Given that Black’s favorite singer is Mavis Staples and that she had great regional response in New England to her Muscle Shoals tour with Sarah Borges, Black conveyed to me last fall that she just had to do a whole album in Muscle Shoals with her guitarist, Will Kimbrough, who played prominently on This Is Home, and reunite with the legendary keyboardist Spooner Oldham and producer Lex Price, who helmed the EP. She also added original Muscle Shoals horn player Charles Rose for horn arrangements and the much in-demand McCrary Sisters for background vocals.

The result is a full-length version of The Muscle Shoals Sessions, a record that includes the four songs from the EP as well as eight more. She does Muscle Shoals proud, completely unintimidated in covering the Sam Cooke classic “Bring It on Home To Me,” the gospel, McCrary Sisters- backed “You Gotta Move,” and perhaps the most riveting cover, Mel & Tim’s 1972 hit, “Starting All Over Again.” Black also nods to Bob Dylan’s “Gotta Serve Somebody,” which he had also recorded at FAME.
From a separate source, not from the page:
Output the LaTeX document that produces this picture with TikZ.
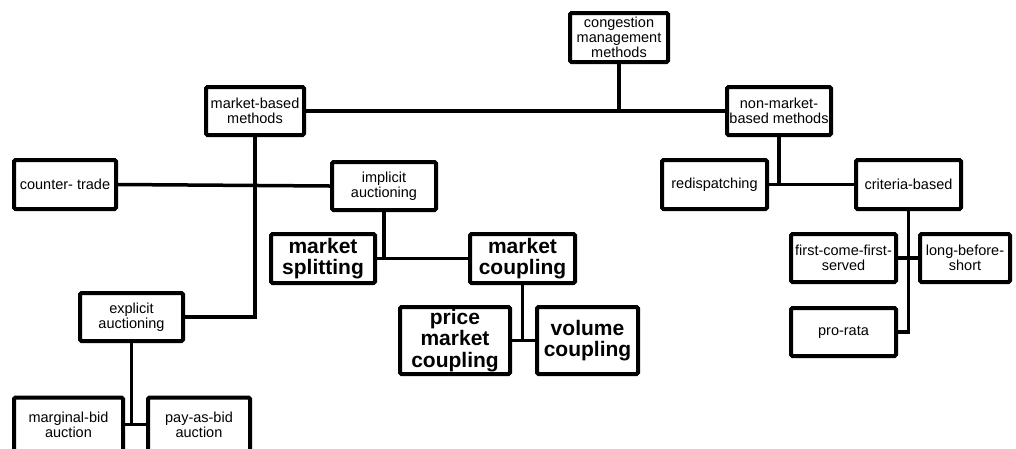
\documentclass[tikz,border=0pt]{standalone}
\usepackage{fontspec}
\setmainfont{Liberation Sans}
\begin{document}
\begin{tikzpicture}[x=1pt,y=-1pt,
  box/.style={draw=black, line width=4pt, rounded corners=1.5pt, fill=white, inner sep=0pt,
    align=center, font=\fontsize{14.5}{14.7}\selectfont},
  bigbox/.style={box, font=\fontsize{21}{21.7}\selectfont\bfseries},
  conn/.style={line width=3.5pt}]
\useasboundingbox (0,0) rectangle (1016,448);
\clip (0,0) rectangle (1016,448);
% nodes
\node[box, minimum width=98pt, minimum height=49pt] (cong) at (619,37.5) {congestion\\management\\methods};
\node[box, minimum width=98pt, minimum height=48pt] (mb) at (255,111) {market-based\\methods};
\node[box, minimum width=104pt, minimum height=48pt] (nmb) at (779,111) {non-market-\\based methods};
\node[box, minimum width=102pt, minimum height=49pt] (ct) at (65,184.5) {counter- trade};
\node[box, minimum width=104pt, minimum height=48pt] (impl) at (384,186) {implicit\\auctioning};
\node[bigbox, minimum width=104pt, minimum height=49pt] (ms) at (323,258.5) {market\\splitting};
\node[bigbox, minimum width=105pt, minimum height=49pt] (mc) at (522.5,258.5) {market\\coupling};
\node[bigbox, minimum width=110pt, minimum height=67pt] (pmc) at (455,340.5) {price\\market\\coupling};
\node[bigbox, minimum width=101pt, minimum height=67pt] (vc) at (587.5,340.5) {volume\\coupling};
\node[box, minimum width=105pt, minimum height=49pt] (red) at (714.5,184.5) {redispatching};
\node[box, minimum width=105pt, minimum height=49pt] (crit) at (908.5,184.5) {criteria-based};
\node[box, minimum width=105pt, minimum height=48pt] (fcfs) at (843.5,258) {first-come-first-\\served};
\node[box, minimum width=90pt, minimum height=48pt] (lbs) at (965,258) {long-before-\\short};
\node[box, minimum width=105pt, minimum height=48pt] (pr) at (843.5,332) {pro-rata};
\node[box, minimum width=103pt, minimum height=48pt] (ea) at (131.5,317) {explicit\\auctioning};
\node[box, minimum width=109pt, minimum height=54pt] (mba) at (68.5,424.5) {marginal-bid\\auction};
\node[box, minimum width=102pt, minimum height=54pt] (pab) at (199,424.5) {pay-as-bid\\auction};
% connectors
\begin{scope}[conn]
\draw (cong.south) -- (cong.south |- mb.east);
\draw (mb.east) -- (nmb.west);
\draw (mb.south) -- (mb.south |- ea.east) -- (ea.east);
\draw (ct.east) -- (impl.west);
\draw (impl.south) -- (impl.south |- ms.east);
\draw (ms.east) -- (mc.west);
\draw (mc.south) -- (mc.south |- pmc.east);
\draw (pmc.east) -- (vc.west);
\draw (nmb.south) -- (nmb.south |- red.east);
\draw (red.east) -- (crit.west);
\draw (crit.south) -- (crit.south |- pr.east) -- (pr.east);
\draw (fcfs.east) -- (lbs.west);
\draw (ea.south) -- (ea.south |- mba.east);
\draw (mba.east) -- (pab.west);
\end{scope}
\end{tikzpicture}
\end{document}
Her three originals stand out even more, maybe just because we are unfamiliar with them but rest assured that Black is no pretender. Her own convincing soul groove is clearly in evidence on “Please Don’t Give Up on Me,” “Woman on Fire” and the alluring “Get to Me.” Black is a tireless tourer. She has recruited a six-piece Muscle Shoals Revue to tour behind the record. Catch her live this summer if you can for a full dose of soul music.